はじめに
面接中に「転職活動自体が初めて」という候補者によく出会います。転職は社内異動とは違い、時間とエネルギーを使って外でのキャリア機会を探すことになります。そのため、同じ業界内で転職するよりも、時間とエネルギーをかけるならば既存の延長にないコンサルティング業界を志向し、その結果として「転職活動自体が初めて」という人が多いのかもしれません。
一方で、転職をすることで、現職での隠れた優遇を失うことに気づく人も多くいます。
そのため、転職により、新入社員で入社していた故に得られていた現職での隠れた優遇を失うことに、転職をしてから気づかれる方も多くいます。
新入社員として入社すると、「新卒だから、まぁ、勉強だな!」と、失敗をある程度は許容される、「そろそろ、あの年次で優秀なあいつにチャレンジしてもらおうか。」と、年次の中で自然とチャンスを与えられるなど、普段の仕事の中では気づきにくいものの、周りから目配りされ、優遇されていることがあります。
一方、中途採用者はフラットに成果で見られることが多く、個としてアピールを含めて立ち回らないと自然とチャンスがまわることは少ない現実があります。
もちろん、今の環境以外で何かを得たいから転職活動をすると思いますが、このように転職自体により失うものもあるということも忘れてはいけません。転職は不可逆です。転職してない前の状態には戻れないと考えてください。転職の失敗例とその原因を考える前に、転職自体を行うべきかどうかはしっかりと考えた方が良いと思ってはいます。
転職の失敗例とその原因
1つ目は、先述したような転職をしたこと自体の失敗です。
これは、転職により失う可能性のあること、転職しなければ維持できること、そして逆に、転職で得られる可能性を、しっかりと比較して考えていくことが重要です。簡単なようですが、実際は転職活動を決心する際、たいていの場合は負の感情に支配されています。
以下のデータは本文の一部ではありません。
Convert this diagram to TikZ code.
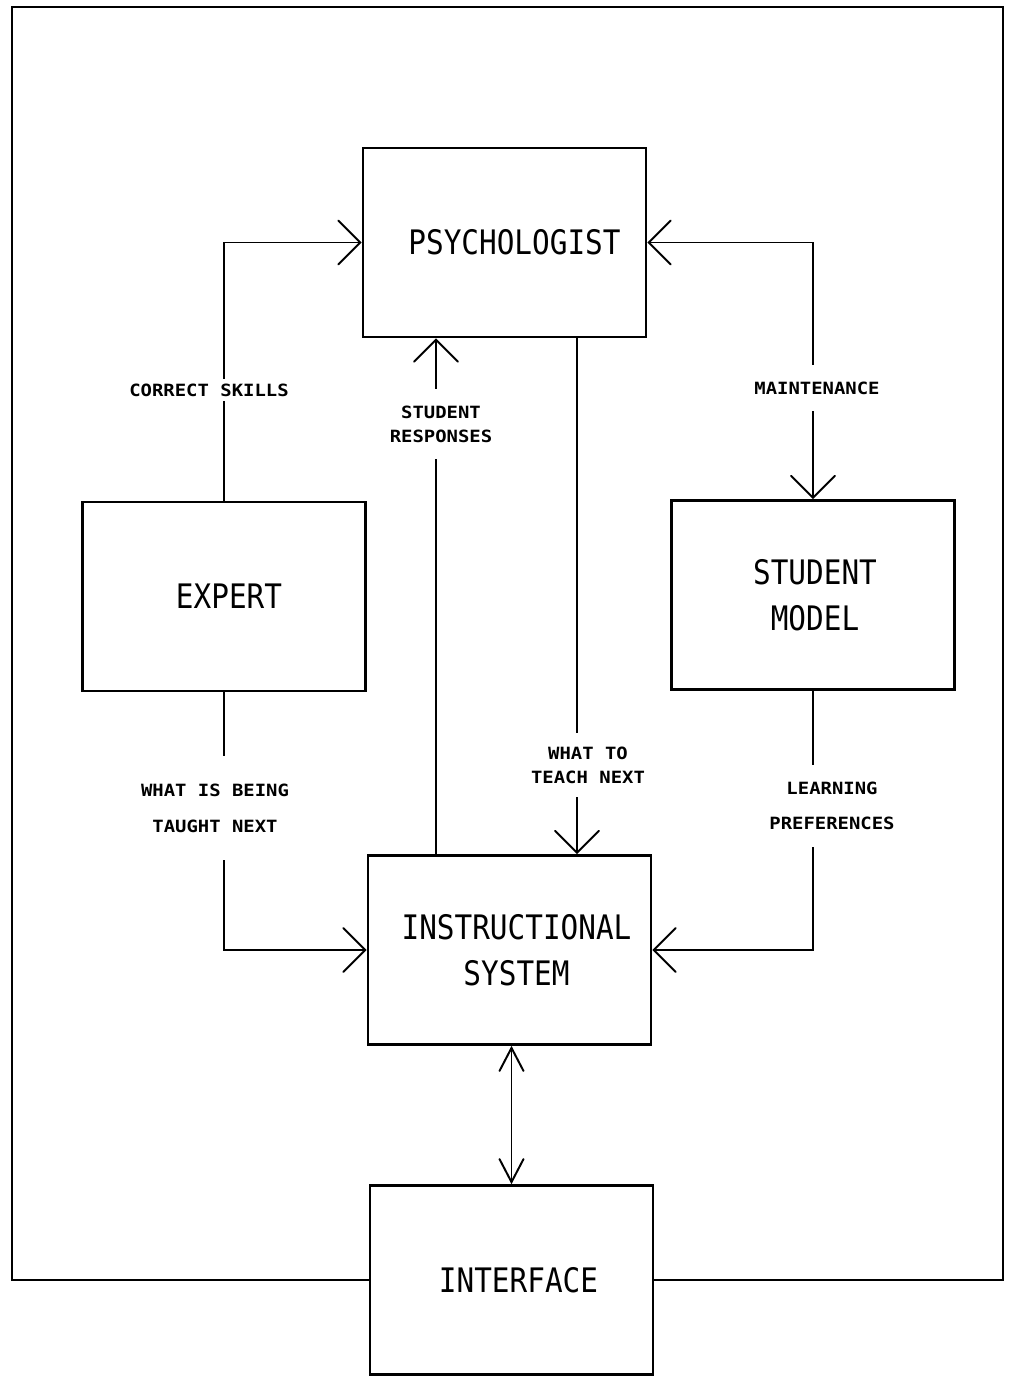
\documentclass[tikz,border=0pt]{standalone}
\usepackage{fontspec}
\usetikzlibrary{arrows.meta}
\newfontfamily\boxfont[FakeStretch=0.87]{DejaVu Sans Mono}
\newfontfamily\lblfont[FakeStretch=1.12]{DejaVu Sans Mono}
\begin{document}
\begin{tikzpicture}[x=0.025cm,y=-0.025cm,
  box/.style={draw, line width=1.8pt, minimum width=7.075cm, minimum height=4.725cm,
    inner sep=0pt, align=center, font=\boxfont\fontsize{24}{33}\selectfont},
  conn/.style={line width=1.4pt},
  frameline/.style={line width=1.8pt, line join=miter},
  tag/.style={fill=white, align=center, inner xsep=2pt,
    font=\lblfont\bfseries\fontsize{12}{17}\selectfont},
  wtip/.tip={Straight Barb[length=0.55cm, width=1.1cm, line cap=round]},
  ntip/.tip={Straight Barb[length=0.575cm, width=0.6cm, line cap=round]}]
\useasboundingbox (0,0) rectangle (1008,1379);

% blocks (leading space nudges each label slightly right of the box centre)
\node[box] (psy) at (504.5,242.5) {\hspace*{0.5cm}PSYCHOLOGIST};
\node[box] (exp) at (224,596.5) {\hspace*{0.25cm}EXPERT};
\node[box] (sm)  at (813,595) {\hspace*{0.1cm}STUDENT\\\hspace*{0.1cm}MODEL};
\node[box] (is)  at (509.5,950) {\hspace*{0.35cm}INSTRUCTIONAL\\\hspace*{0.35cm}SYSTEM};
\node[box] (itf) at (511.5,1280) {\hspace*{0.35cm}INTERFACE};

% helper abscissae for the two vertical links under the psychologist
\coordinate (xr) at (436,0);
\coordinate (xt) at (577,0);
\coordinate (ftl) at (12,7);
\coordinate (ftr) at (1003,7);

% outer frame
\draw[frameline] (itf.west) -| (ftl) -- (ftr) |- (itf.east);

% connectors
\draw[conn,-wtip] (exp.north) |- (psy.west);
\draw[conn,-wtip] (xr |- is.north) -- (xr |- psy.south);
\draw[conn,-wtip] (xt |- psy.south) -- (xt |- is.north);
\draw[conn,wtip-wtip] (psy.east) -| (sm.north);
\draw[conn,-wtip] (exp.south) |- (is.west);
\draw[conn,-wtip] (sm.south) |- (is.east);
\draw[conn,ntip-ntip] (itf.north |- is.south) -- (itf.north);

% connector labels
\node[tag, inner ysep=3pt] (lcs) at (209,390) {CORRECT SKILLS};
\node[tag, inner ysep=12pt] (lsr) at (441,424) {STUDENT\\RESPONSES};
\node[tag, inner ysep=10pt] (ltn) at (588,765) {WHAT TO\\TEACH NEXT};
\node[tag, inner ysep=12pt] (lmt) at (817,388) {MAINTENANCE};
\node[tag, inner ysep=20pt, font=\lblfont\bfseries\fontsize{12}{25.5}\selectfont]
  (lwb) at (215,808) {WHAT IS BEING\\TAUGHT NEXT};
\node[tag, inner ysep=12pt, font=\lblfont\bfseries\fontsize{12}{25}\selectfont]
  (llp) at (832,806) {LEARNING\\PREFERENCES};
\end{tikzpicture}
\end{document}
そのため、感情的に現状を過小評価し、また転職後に青い鳥が存在すると過剰評価しまいがちです。この感情に支配されていると気づかないことが失敗の原因になります。先ずは、この感情に支配されていると理解し、また第三者に意見を求めるといったことが対応として有効になります。
しかし、いくら冷徹に比較をして残った方がメリットがあったとしても、人間の心理的に無理であると考えて転職を決断する場合もあります。その際は、よくある2つ目の失敗例を避けることが求められます。
2つ目の失敗例とは、普段ならオファーを出さないような人材に転職オファーで下駄を履かせて採用する事例です。
現在のコンサルティング業界自体に、誰でもいいけど人が必要という場面が存在します。
要するに、"規模の維持のための採用"です。つまり、コンサル未経験の人材をマネージャーとして採用したり、以前だと該当役職ランクにおいてはお断りしていた能力であっても採用したりと、とにかく実際にその役職を遂行する能力があるかどうかを考慮せずに採用をしているケースが見られます。
その結果、下駄を履かされたオファーを受領するものの、ファームへの入社後に役職ランクに見合うパフォーマンスが出せないこととなります。
コンサル"あるある"ですが、プロパーコンサルタントは横スライドで入ってくる転職組の役職者に対して常に厳しい目線を向けています。そのため、オファーを受領した時に、本当にそのオファーランクで自身はクライアントへ価値提供できるかということの自問が必要になります。
また、場合によってはリスク回避を目的にランクを下げて転職するという方法もあります。下の役職の方が"専門性の色"がまだ付ききっていないので、結果的に幅広く声をかけてもらえるようになりやすいため、転職先で自分にフィットした立ち上がりができる確率が高まるケースもあります。そして、役職を下げて入社したとしても、パフォーマンスがよければ、たいていの場合は早く昇進することになるので、転職の際に焦らないことが重要です。
最後に
そもそも入社して大丈夫な会社であるか、また転職の動機となった問題が解決できる環境があるかなど、コンサル転職の失敗例は色々とあります。しかし、ほとんどのケースは入社してみないと分からないということが多いことから、今回は入社前の段階での判断によって生じるもので、かつ、自身で解決できる失敗事例をあげました。皆さんも、もし転職をする場合は気を付けて頂ければと思います。